## SOURCE DATA
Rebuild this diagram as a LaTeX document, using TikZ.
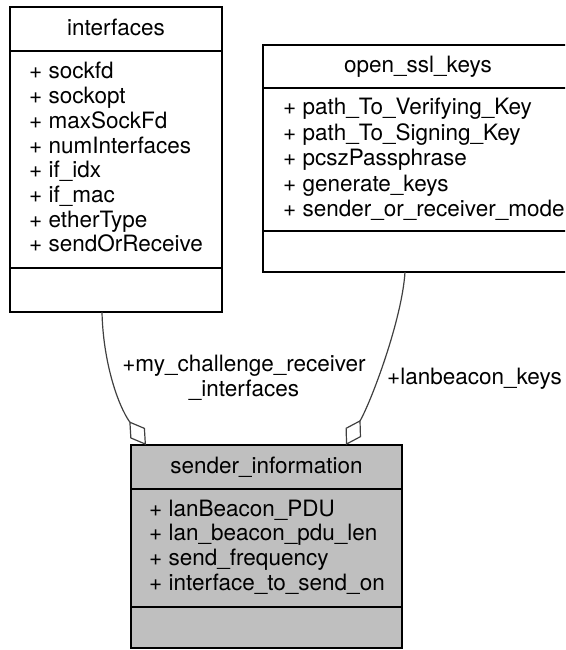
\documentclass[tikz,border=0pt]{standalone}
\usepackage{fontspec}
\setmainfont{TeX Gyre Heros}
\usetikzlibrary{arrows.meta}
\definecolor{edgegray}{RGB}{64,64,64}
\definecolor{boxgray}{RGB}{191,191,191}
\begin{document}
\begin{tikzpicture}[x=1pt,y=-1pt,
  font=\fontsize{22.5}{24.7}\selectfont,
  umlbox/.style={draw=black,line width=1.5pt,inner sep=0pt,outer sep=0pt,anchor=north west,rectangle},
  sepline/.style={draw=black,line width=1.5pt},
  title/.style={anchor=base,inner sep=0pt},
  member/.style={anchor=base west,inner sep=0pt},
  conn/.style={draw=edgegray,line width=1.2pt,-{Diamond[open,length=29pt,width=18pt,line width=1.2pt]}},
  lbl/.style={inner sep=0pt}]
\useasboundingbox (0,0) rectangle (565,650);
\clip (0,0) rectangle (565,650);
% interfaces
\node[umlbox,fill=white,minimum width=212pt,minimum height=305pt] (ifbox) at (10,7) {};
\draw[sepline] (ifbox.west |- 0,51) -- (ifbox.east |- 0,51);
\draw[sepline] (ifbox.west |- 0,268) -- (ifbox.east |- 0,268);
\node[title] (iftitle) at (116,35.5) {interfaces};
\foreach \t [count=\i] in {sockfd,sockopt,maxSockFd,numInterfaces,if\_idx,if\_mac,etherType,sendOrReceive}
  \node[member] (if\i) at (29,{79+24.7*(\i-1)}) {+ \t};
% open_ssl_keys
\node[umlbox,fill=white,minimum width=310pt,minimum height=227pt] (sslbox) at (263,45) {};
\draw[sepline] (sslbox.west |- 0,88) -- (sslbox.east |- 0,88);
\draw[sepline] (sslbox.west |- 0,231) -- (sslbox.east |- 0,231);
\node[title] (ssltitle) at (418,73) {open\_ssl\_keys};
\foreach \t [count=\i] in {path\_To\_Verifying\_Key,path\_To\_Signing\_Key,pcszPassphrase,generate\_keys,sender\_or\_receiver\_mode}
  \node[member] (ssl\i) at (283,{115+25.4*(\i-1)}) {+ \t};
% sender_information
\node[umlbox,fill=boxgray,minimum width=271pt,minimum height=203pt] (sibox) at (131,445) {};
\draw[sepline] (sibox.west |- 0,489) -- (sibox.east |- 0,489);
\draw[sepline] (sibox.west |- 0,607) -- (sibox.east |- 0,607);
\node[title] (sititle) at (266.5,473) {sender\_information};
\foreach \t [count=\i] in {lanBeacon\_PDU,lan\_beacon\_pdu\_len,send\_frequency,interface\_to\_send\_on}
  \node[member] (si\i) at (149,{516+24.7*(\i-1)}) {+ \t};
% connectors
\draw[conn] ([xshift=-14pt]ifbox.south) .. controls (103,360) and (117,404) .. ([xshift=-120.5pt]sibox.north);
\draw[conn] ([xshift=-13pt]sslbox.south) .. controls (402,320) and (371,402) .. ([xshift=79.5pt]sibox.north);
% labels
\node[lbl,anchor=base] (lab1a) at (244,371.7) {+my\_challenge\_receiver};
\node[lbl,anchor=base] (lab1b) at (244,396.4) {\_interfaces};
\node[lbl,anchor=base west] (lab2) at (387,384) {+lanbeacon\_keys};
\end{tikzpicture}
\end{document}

## EXERCISE GOAL
Reproduce every line exactly and omit all pictures.

## COMPLETED EXERCISE
Rebuild this diagram as a LaTeX document, using TikZ.
\documentclass[tikz,border=0pt]{standalone}
\usepackage{fontspec}
\setmainfont{TeX Gyre Heros}
\usetikzlibrary{arrows.meta}
\definecolor{edgegray}{RGB}{64,64,64}
\definecolor{boxgray}{RGB}{191,191,191}
\begin{document}
\begin{tikzpicture}[x=1pt,y=-1pt,
  font=\fontsize{22.5}{24.7}\selectfont,
  umlbox/.style={draw=black,line width=1.5pt,inner sep=0pt,outer sep=0pt,anchor=north west,rectangle},
  sepline/.style={draw=black,line width=1.5pt},
  title/.style={anchor=base,inner sep=0pt},
  member/.style={anchor=base west,inner sep=0pt},
  conn/.style={draw=edgegray,line width=1.2pt,-{Diamond[open,length=29pt,width=18pt,line width=1.2pt]}},
  lbl/.style={inner sep=0pt}]
\useasboundingbox (0,0) rectangle (565,650);
\clip (0,0) rectangle (565,650);
% interfaces
\node[umlbox,fill=white,minimum width=212pt,minimum height=305pt] (ifbox) at (10,7) {};
\draw[sepline] (ifbox.west |- 0,51) -- (ifbox.east |- 0,51);
\draw[sepline] (ifbox.west |- 0,268) -- (ifbox.east |- 0,268);
\node[title] (iftitle) at (116,35.5) {interfaces};
\foreach \t [count=\i] in {sockfd,sockopt,maxSockFd,numInterfaces,if\_idx,if\_mac,etherType,sendOrReceive}
  \node[member] (if\i) at (29,{79+24.7*(\i-1)}) {+ \t};
% open_ssl_keys
\node[umlbox,fill=white,minimum width=310pt,minimum height=227pt] (sslbox) at (263,45) {};
\draw[sepline] (sslbox.west |- 0,88) -- (sslbox.east |- 0,88);
\draw[sepline] (sslbox.west |- 0,231) -- (sslbox.east |- 0,231);
\node[title] (ssltitle) at (418,73) {open\_ssl\_keys};
\foreach \t [count=\i] in {path\_To\_Verifying\_Key,path\_To\_Signing\_Key,pcszPassphrase,generate\_keys,sender\_or\_receiver\_mode}
  \node[member] (ssl\i) at (283,{115+25.4*(\i-1)}) {+ \t};
% sender_information
\node[umlbox,fill=boxgray,minimum width=271pt,minimum height=203pt] (sibox) at (131,445) {};
\draw[sepline] (sibox.west |- 0,489) -- (sibox.east |- 0,489);
\draw[sepline] (sibox.west |- 0,607) -- (sibox.east |- 0,607);
\node[title] (sititle) at (266.5,473) {sender\_information};
\foreach \t [count=\i] in {lanBeacon\_PDU,lan\_beacon\_pdu\_len,send\_frequency,interface\_to\_send\_on}
  \node[member] (si\i) at (149,{516+24.7*(\i-1)}) {+ \t};
% connectors
\draw[conn] ([xshift=-14pt]ifbox.south) .. controls (103,360) and (117,404) .. ([xshift=-120.5pt]sibox.north);
\draw[conn] ([xshift=-13pt]sslbox.south) .. controls (402,320) and (371,402) .. ([xshift=79.5pt]sibox.north);
% labels
\node[lbl,anchor=base] (lab1a) at (244,371.7) {+my\_challenge\_receiver};
\node[lbl,anchor=base] (lab1b) at (244,396.4) {\_interfaces};
\node[lbl,anchor=base west] (lab2) at (387,384) {+lanbeacon\_keys};
\end{tikzpicture}
\end{document}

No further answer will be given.